I forgive myself that I have accepted and allowed myself to fear facing myself by writing myself out entirely.
I forgive myself that i have accepted and allowed myself to fear actually seeing what the hell i have accepted and allowed myself to become.
I forgive myself that I have accepted and allowed myself to become nervous for seeing who what and how I have became who I am today.

I forgive myself that I have accepted and allowed myself to fear poeople judging me who dont know of or apply self forgiveness saying what the hell is he forgiving himself for.

I forgive myself that I have accepted and allowed myself to exist witihin and as fear of being judged.

I forgive myself that I have accepted and allowed myself to judge myself for actually looking at myself and then comparing myself to other beings.

I forgive myself that I have accepted and allowed myself to compare myself to beings who I assume do not apply self forgiveness, assuming that just because I apply self forgiveness that I am somehow different and special, separate from other beings.

I forgive myself that I have acccepted and allowed myself to separate myself from other beings because of an idea that I had created about their expressions of themselves.

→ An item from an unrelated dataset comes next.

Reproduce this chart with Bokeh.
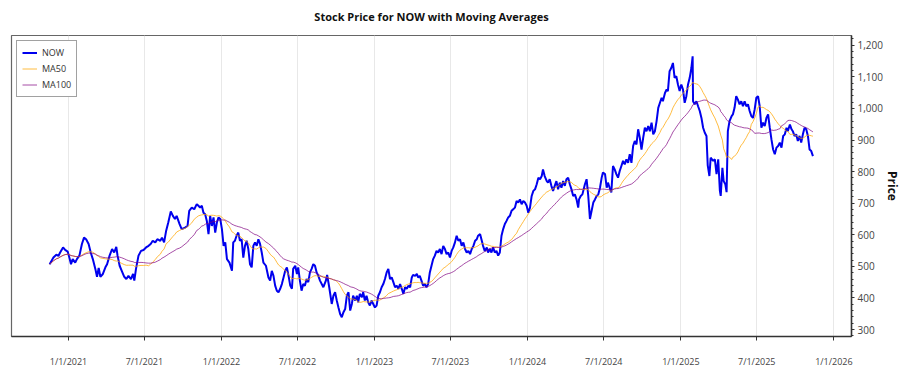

I forgive myself that I have accepted and allowed myself to attempt to comprimise myself by comparing myself to otherbings to make me feel better about applying self forgiveness on a blog.

I forgive myself that I have accpted and allowed myself to define myself according to comparing myself to beings who I assume dont apply self forgiveness and then believe that I am better than them because I am attempting to see myself, without realizing that within this comparison, i am actually surpressing myself within self dishonesty by enslaving myself to the ego of the mind, separating myself form myuself and sepaarating myself form onther beings.

I forgive myself that I have accpeted and allowed myself to define other beings according to an idea that i have created about them.

I forgive myself that i have accepted and allowed myself to judge other beings based off an idea about them that was based of my own self judgement within the desire to be self comprimised.

I forgive myself that I have accepted and allowed myself to attempt to cover up my nervousness to apply myself on this blog by comparing myself to other beings.

I forgive myself that I have accepted and allowed myself to become nervous to apply self forgiveness on the internet.

I forgive myself that I hvae accepted and alloed myself to believe that applying myself on the internet is different form applying myself on papere.

I forgive myself that i have accepted and allowed myself to fear expressing myself on the internet.

i forgive myself that I have accepted and allowed myself to fear beings seeing my self forgiveness on the internet.

I forgive myself that I have accepted and allowed myself to have desired to keep my self forgiveness a secret.

I forgive myself that I have accepted and allowed myself to have desired to decieve other bings by putting up a form or a personality trait to hide who i really am.

I forgive myself that I have accepted and allowed myself to when in public, surpress how I express myself.

i forgive myself that I have not allowed myself to just let go and be me.

I forgive myself that I have not allowed myself to just be me.

I forgive myself that i have accepted and allowed myself to fear bing myself everywhere I go.

I forgive myself that I have accepted and allowed myself to surpress myself withing the assumptions of being judged, not realizing that I amm totaly surpressing myself within my expression of myself by existing within and as fear.

I forgive myself that I ahve accepted and allowed myself to define myself according to fear of judgements which is really fear of self judgement.

I forgive myself that i have accepted and allowed myself to fear self judgement.

I forgive myself that i have accepted and allowed myself to exist within and as self judgement by judging myself and my self expression as myself.

I am my self expression.
I am not defined by judging other being within and as judging myself regarding self forgiveness.
I am not defined by Judgments.
Judgments are of enslavement. I am not defined as a slave.
Self Forgiveness is me assisting and supporting me to see and realize me. IT IS NOT TO BE COMPARED. SELF CANNOT BE COMPARED TO SELF.
COMPARISSON IS OF JUDGMENT. JUDGMENT IS OF ENSLAVEMENT TO EGO.
I express me as me here.
I express me as me here on this blog.
I AM HERE AS ALL AS ME, Equal and one.